Return exactly and only these lines: the first of the listing through the one containing "const y = d3.scaleLinear().domain([0,12]).range([414,53]);".

Start RECORDED DATA

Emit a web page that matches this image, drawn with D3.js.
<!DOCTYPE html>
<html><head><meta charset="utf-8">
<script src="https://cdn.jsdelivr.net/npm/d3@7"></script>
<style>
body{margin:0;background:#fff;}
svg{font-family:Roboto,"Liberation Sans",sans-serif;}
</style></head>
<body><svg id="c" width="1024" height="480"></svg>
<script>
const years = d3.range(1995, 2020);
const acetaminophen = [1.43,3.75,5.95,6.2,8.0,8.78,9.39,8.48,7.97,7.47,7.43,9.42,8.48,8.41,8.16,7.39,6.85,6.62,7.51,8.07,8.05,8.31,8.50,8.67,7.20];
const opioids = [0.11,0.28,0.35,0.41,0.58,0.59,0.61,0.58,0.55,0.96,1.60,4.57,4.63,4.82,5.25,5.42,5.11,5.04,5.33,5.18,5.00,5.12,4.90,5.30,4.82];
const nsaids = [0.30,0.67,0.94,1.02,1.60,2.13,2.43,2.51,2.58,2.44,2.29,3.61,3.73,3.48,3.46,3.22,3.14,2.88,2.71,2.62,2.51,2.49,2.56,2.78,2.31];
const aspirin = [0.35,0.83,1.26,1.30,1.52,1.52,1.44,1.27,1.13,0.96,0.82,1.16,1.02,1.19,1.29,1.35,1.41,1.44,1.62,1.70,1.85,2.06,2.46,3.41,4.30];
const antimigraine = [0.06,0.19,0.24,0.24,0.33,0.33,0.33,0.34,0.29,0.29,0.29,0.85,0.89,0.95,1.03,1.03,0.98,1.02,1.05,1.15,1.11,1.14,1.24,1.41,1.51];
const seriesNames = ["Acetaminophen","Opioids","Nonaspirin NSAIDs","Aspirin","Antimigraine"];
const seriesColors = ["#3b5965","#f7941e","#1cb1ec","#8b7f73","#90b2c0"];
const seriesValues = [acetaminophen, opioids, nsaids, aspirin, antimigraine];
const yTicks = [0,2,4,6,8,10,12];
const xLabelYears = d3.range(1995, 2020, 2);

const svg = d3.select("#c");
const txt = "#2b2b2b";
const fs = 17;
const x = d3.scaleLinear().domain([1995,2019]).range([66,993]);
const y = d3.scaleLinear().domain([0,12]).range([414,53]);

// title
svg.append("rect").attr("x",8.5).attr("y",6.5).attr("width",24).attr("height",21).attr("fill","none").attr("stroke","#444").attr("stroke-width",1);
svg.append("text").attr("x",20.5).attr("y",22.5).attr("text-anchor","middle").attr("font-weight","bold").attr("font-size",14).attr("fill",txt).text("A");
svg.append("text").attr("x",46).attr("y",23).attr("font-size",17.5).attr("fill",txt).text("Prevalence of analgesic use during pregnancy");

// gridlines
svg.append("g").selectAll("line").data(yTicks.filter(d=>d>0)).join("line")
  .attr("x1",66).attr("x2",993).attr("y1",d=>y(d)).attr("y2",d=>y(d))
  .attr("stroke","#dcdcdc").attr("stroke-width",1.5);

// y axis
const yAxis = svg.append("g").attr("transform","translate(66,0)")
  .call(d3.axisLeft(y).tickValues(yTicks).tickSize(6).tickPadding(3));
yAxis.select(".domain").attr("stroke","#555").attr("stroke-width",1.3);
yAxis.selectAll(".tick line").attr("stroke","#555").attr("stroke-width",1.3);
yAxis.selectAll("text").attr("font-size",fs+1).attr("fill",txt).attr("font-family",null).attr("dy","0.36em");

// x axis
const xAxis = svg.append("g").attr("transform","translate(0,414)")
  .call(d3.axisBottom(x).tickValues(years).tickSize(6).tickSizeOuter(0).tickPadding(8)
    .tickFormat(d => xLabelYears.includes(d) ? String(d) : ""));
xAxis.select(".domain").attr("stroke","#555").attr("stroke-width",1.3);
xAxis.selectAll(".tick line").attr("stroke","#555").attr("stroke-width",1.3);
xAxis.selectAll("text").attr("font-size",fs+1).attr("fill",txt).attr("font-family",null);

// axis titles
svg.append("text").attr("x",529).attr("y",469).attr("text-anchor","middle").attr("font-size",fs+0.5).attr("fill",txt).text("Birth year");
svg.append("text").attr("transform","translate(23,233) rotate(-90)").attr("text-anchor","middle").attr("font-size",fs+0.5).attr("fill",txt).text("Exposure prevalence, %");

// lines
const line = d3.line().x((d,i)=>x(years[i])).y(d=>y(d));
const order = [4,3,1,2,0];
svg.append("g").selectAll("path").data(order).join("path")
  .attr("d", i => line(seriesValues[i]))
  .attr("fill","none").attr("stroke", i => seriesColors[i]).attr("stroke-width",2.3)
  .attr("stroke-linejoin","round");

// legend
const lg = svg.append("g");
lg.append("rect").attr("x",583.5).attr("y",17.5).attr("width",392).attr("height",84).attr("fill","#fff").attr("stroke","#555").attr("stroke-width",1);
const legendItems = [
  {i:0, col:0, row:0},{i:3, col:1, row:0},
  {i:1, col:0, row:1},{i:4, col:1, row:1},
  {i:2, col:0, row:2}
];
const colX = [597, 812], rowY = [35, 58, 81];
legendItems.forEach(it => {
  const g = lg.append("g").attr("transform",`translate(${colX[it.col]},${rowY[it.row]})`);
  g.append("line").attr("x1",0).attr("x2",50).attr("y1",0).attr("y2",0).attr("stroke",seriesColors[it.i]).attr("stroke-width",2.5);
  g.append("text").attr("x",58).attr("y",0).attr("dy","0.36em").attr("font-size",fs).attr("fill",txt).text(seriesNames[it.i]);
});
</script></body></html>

End RECORDED DATA

SOLUTION TO THIS PROBLEM –
Emit a web page that matches this image, drawn with D3.js.
<!DOCTYPE html>
<html><head><meta charset="utf-8">
<script src="https://cdn.jsdelivr.net/npm/d3@7"></script>
<style>
body{margin:0;background:#fff;}
svg{font-family:Roboto,"Liberation Sans",sans-serif;}
</style></head>
<body><svg id="c" width="1024" height="480"></svg>
<script>
const years = d3.range(1995, 2020);
const acetaminophen = [1.43,3.75,5.95,6.2,8.0,8.78,9.39,8.48,7.97,7.47,7.43,9.42,8.48,8.41,8.16,7.39,6.85,6.62,7.51,8.07,8.05,8.31,8.50,8.67,7.20];
const opioids = [0.11,0.28,0.35,0.41,0.58,0.59,0.61,0.58,0.55,0.96,1.60,4.57,4.63,4.82,5.25,5.42,5.11,5.04,5.33,5.18,5.00,5.12,4.90,5.30,4.82];
const nsaids = [0.30,0.67,0.94,1.02,1.60,2.13,2.43,2.51,2.58,2.44,2.29,3.61,3.73,3.48,3.46,3.22,3.14,2.88,2.71,2.62,2.51,2.49,2.56,2.78,2.31];
const aspirin = [0.35,0.83,1.26,1.30,1.52,1.52,1.44,1.27,1.13,0.96,0.82,1.16,1.02,1.19,1.29,1.35,1.41,1.44,1.62,1.70,1.85,2.06,2.46,3.41,4.30];
const antimigraine = [0.06,0.19,0.24,0.24,0.33,0.33,0.33,0.34,0.29,0.29,0.29,0.85,0.89,0.95,1.03,1.03,0.98,1.02,1.05,1.15,1.11,1.14,1.24,1.41,1.51];
const seriesNames = ["Acetaminophen","Opioids","Nonaspirin NSAIDs","Aspirin","Antimigraine"];
const seriesColors = ["#3b5965","#f7941e","#1cb1ec","#8b7f73","#90b2c0"];
const seriesValues = [acetaminophen, opioids, nsaids, aspirin, antimigraine];
const yTicks = [0,2,4,6,8,10,12];
const xLabelYears = d3.range(1995, 2020, 2);

const svg = d3.select("#c");
const txt = "#2b2b2b";
const fs = 17;
const x = d3.scaleLinear().domain([1995,2019]).range([66,993]);
const y = d3.scaleLinear().domain([0,12]).range([414,53]);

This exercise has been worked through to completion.